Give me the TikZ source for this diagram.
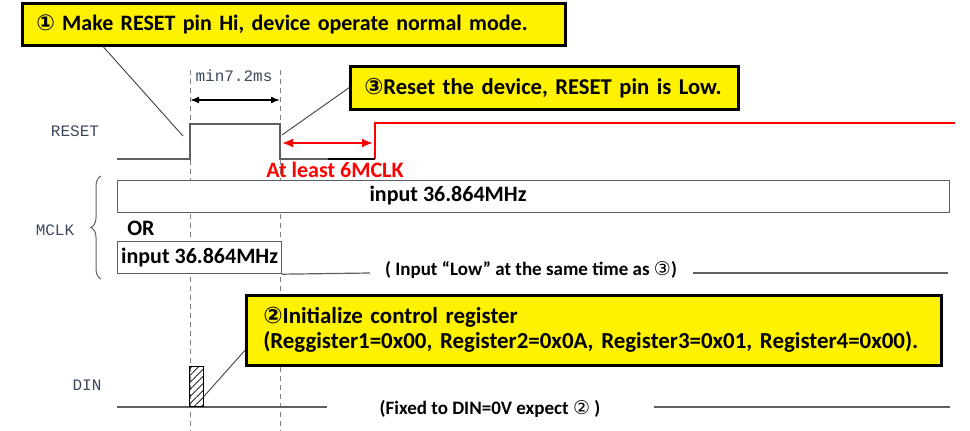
\documentclass[tikz,border=0pt]{standalone}
\usepackage{fontspec}
\setmainfont{Carlito}
\newfontfamily\circfont{DejaVu Sans}
\newfontfamily\pinfont{Liberation Mono}
\usetikzlibrary{arrows.meta,patterns.meta,decorations.pathreplacing}
\definecolor{pingray}{RGB}{60,72,92}
\definecolor{wiregray}{RGB}{95,95,95}
\newcommand{\cnum}[1]{{\circfont #1}}
\begin{document}
\begin{tikzpicture}[x=1pt,y=-1pt,
  notebox/.style={draw=black,line width=2.5pt,fill=yellow,inner xsep=14pt,inner ysep=0pt,
    align=left,anchor=north west,font=\bfseries\fontsize{22}{25}\selectfont},
  clkbox/.style={draw=wiregray,line width=1.2pt,fill=white,inner sep=0pt,anchor=north west},
  sigwire/.style={draw=wiregray,line width=1.2pt},
  pinlabel/.style={text=pingray,font=\pinfont\fontsize{16}{16}\selectfont},
  boldtxt/.style={font=\bfseries\fontsize{22}{22}\selectfont},
  smalltxt/.style={font=\bfseries\fontsize{19}{19}\selectfont},
  guide/.style={draw=gray,dashed,line width=1pt,dash pattern=on 5pt off 4pt},
  leader/.style={draw=black!75,line width=0.9pt}]
\useasboundingbox (0,0) rectangle (970,431);
% timing guides
\draw[guide] (190,70) -- (190,431);
\draw[guide] (280,70) -- (280,431);
\node[pinlabel] (tmin) at (234,76) {min7.2ms};
\draw[line width=1.5pt,{Latex[length=9pt,width=7pt]}-{Latex[length=9pt,width=7pt]}] (190,100) -- (280,100);
% RESET
\node[pinlabel] (rst) at (75,131) {RESET};
\draw[sigwire] (117,159) -- (190,159) -- (190,124) -- (280,124) -- (280,159) -- (375,159);
\draw[line width=2.5pt] (328,159) -- (375,159);
\draw[red,line width=2.5pt] (375,159) -- (375,123) -- (955,123);
\draw[red,line width=2pt,{Latex[length=11pt,width=9pt]}-{Latex[length=11pt,width=9pt]}] (282,143) -- (373,143);
\node[boldtxt,text=red] (six) at (335,170) {At least 6MCLK};
\coordinate (rise) at (183,136);
\coordinate (fall) at (282,135);
% MCLK
\node[pinlabel] (mclk) at (55,230) {MCLK};
\draw[wiregray,line width=1pt,decorate,decoration={brace,amplitude=10pt}] (101,279) -- (101,176);
\node[clkbox,minimum width=832,minimum height=32] (clka) at (117,180) {};
\node[boldtxt] at (448,196) {input 36.864MHz};
\node[boldtxt] (or) at (141,228) {OR};
\node[clkbox,minimum width=164,minimum height=32,boldtxt] (clkb) at (117,241) {input 36.864MHz};
\draw[sigwire] (clkb.south east) -- (370,273);
\node[smalltxt] (low) at (531,270) {( Input “Low” at the same time as {\circfont\mdseries ③})};
\draw[sigwire] (693,273) -- (948,273);
% DIN
\node[pinlabel] (din) at (87,385) {DIN};
\draw[sigwire] (117,407) -- (327,407);
\node[draw,line width=0.8pt,fill=white,pattern={Lines[angle=45,distance=5pt,line width=0.7pt]},
  minimum width=14,minimum height=40,inner sep=0pt,anchor=south west] (hatch) at (189,407) {};
\node[smalltxt] (fix) at (490,409) {(Fixed to DIN=0V expect {\circfont\mdseries ②} )};
\draw[sigwire] (654,407) -- (950,407);
% notes
\node[notebox,minimum height=42,text width=515] (box1) at (21,2)
  {\cnum{①} Make RESET pin Hi, device operate normal mode.};
\node[notebox,minimum height=43,text width=360,font=\bfseries\fontsize{22.6}{25}\selectfont] (box3) at (349,65)
  {\cnum{③}Reset the device, RESET pin is Low.};
\node[notebox,minimum height=70,text width=661,inner xsep=17pt,font=\bfseries\fontsize{22.9}{25}\selectfont] (box2) at (245,294)
  {\cnum{②}Initialize control register\\(Reggister1=0x00, Register2=0x0A, Register3=0x01, Register4=0x00).};
\draw[leader] ([xshift=82pt]box1.south west) -- (rise);
\draw[leader] (box3.west) -- (fall);
\draw[leader] ([yshift=-20pt]box2.west) -- ([yshift=-10pt]hatch.east);
\end{tikzpicture}
\end{document}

Given exercise - Retype the whole listing, keeping every line identical and omitting all pictures.

Written answer -
Give me the TikZ source for this diagram.
\documentclass[tikz,border=0pt]{standalone}
\usepackage{fontspec}
\setmainfont{Carlito}
\newfontfamily\circfont{DejaVu Sans}
\newfontfamily\pinfont{Liberation Mono}
\usetikzlibrary{arrows.meta,patterns.meta,decorations.pathreplacing}
\definecolor{pingray}{RGB}{60,72,92}
\definecolor{wiregray}{RGB}{95,95,95}
\newcommand{\cnum}[1]{{\circfont #1}}
\begin{document}
\begin{tikzpicture}[x=1pt,y=-1pt,
  notebox/.style={draw=black,line width=2.5pt,fill=yellow,inner xsep=14pt,inner ysep=0pt,
    align=left,anchor=north west,font=\bfseries\fontsize{22}{25}\selectfont},
  clkbox/.style={draw=wiregray,line width=1.2pt,fill=white,inner sep=0pt,anchor=north west},
  sigwire/.style={draw=wiregray,line width=1.2pt},
  pinlabel/.style={text=pingray,font=\pinfont\fontsize{16}{16}\selectfont},
  boldtxt/.style={font=\bfseries\fontsize{22}{22}\selectfont},
  smalltxt/.style={font=\bfseries\fontsize{19}{19}\selectfont},
  guide/.style={draw=gray,dashed,line width=1pt,dash pattern=on 5pt off 4pt},
  leader/.style={draw=black!75,line width=0.9pt}]
\useasboundingbox (0,0) rectangle (970,431);
% timing guides
\draw[guide] (190,70) -- (190,431);
\draw[guide] (280,70) -- (280,431);
\node[pinlabel] (tmin) at (234,76) {min7.2ms};
\draw[line width=1.5pt,{Latex[length=9pt,width=7pt]}-{Latex[length=9pt,width=7pt]}] (190,100) -- (280,100);
% RESET
\node[pinlabel] (rst) at (75,131) {RESET};
\draw[sigwire] (117,159) -- (190,159) -- (190,124) -- (280,124) -- (280,159) -- (375,159);
\draw[line width=2.5pt] (328,159) -- (375,159);
\draw[red,line width=2.5pt] (375,159) -- (375,123) -- (955,123);
\draw[red,line width=2pt,{Latex[length=11pt,width=9pt]}-{Latex[length=11pt,width=9pt]}] (282,143) -- (373,143);
\node[boldtxt,text=red] (six) at (335,170) {At least 6MCLK};
\coordinate (rise) at (183,136);
\coordinate (fall) at (282,135);
% MCLK
\node[pinlabel] (mclk) at (55,230) {MCLK};
\draw[wiregray,line width=1pt,decorate,decoration={brace,amplitude=10pt}] (101,279) -- (101,176);
\node[clkbox,minimum width=832,minimum height=32] (clka) at (117,180) {};
\node[boldtxt] at (448,196) {input 36.864MHz};
\node[boldtxt] (or) at (141,228) {OR};
\node[clkbox,minimum width=164,minimum height=32,boldtxt] (clkb) at (117,241) {input 36.864MHz};
\draw[sigwire] (clkb.south east) -- (370,273);
\node[smalltxt] (low) at (531,270) {( Input “Low” at the same time as {\circfont\mdseries ③})};
\draw[sigwire] (693,273) -- (948,273);
% DIN
\node[pinlabel] (din) at (87,385) {DIN};
\draw[sigwire] (117,407) -- (327,407);
\node[draw,line width=0.8pt,fill=white,pattern={Lines[angle=45,distance=5pt,line width=0.7pt]},
  minimum width=14,minimum height=40,inner sep=0pt,anchor=south west] (hatch) at (189,407) {};
\node[smalltxt] (fix) at (490,409) {(Fixed to DIN=0V expect {\circfont\mdseries ②} )};
\draw[sigwire] (654,407) -- (950,407);
% notes
\node[notebox,minimum height=42,text width=515] (box1) at (21,2)
  {\cnum{①} Make RESET pin Hi, device operate normal mode.};
\node[notebox,minimum height=43,text width=360,font=\bfseries\fontsize{22.6}{25}\selectfont] (box3) at (349,65)
  {\cnum{③}Reset the device, RESET pin is Low.};
\node[notebox,minimum height=70,text width=661,inner xsep=17pt,font=\bfseries\fontsize{22.9}{25}\selectfont] (box2) at (245,294)
  {\cnum{②}Initialize control register\\(Reggister1=0x00, Register2=0x0A, Register3=0x01, Register4=0x00).};
\draw[leader] ([xshift=82pt]box1.south west) -- (rise);
\draw[leader] (box3.west) -- (fall);
\draw[leader] ([yshift=-20pt]box2.west) -- ([yshift=-10pt]hatch.east);
\end{tikzpicture}
\end{document}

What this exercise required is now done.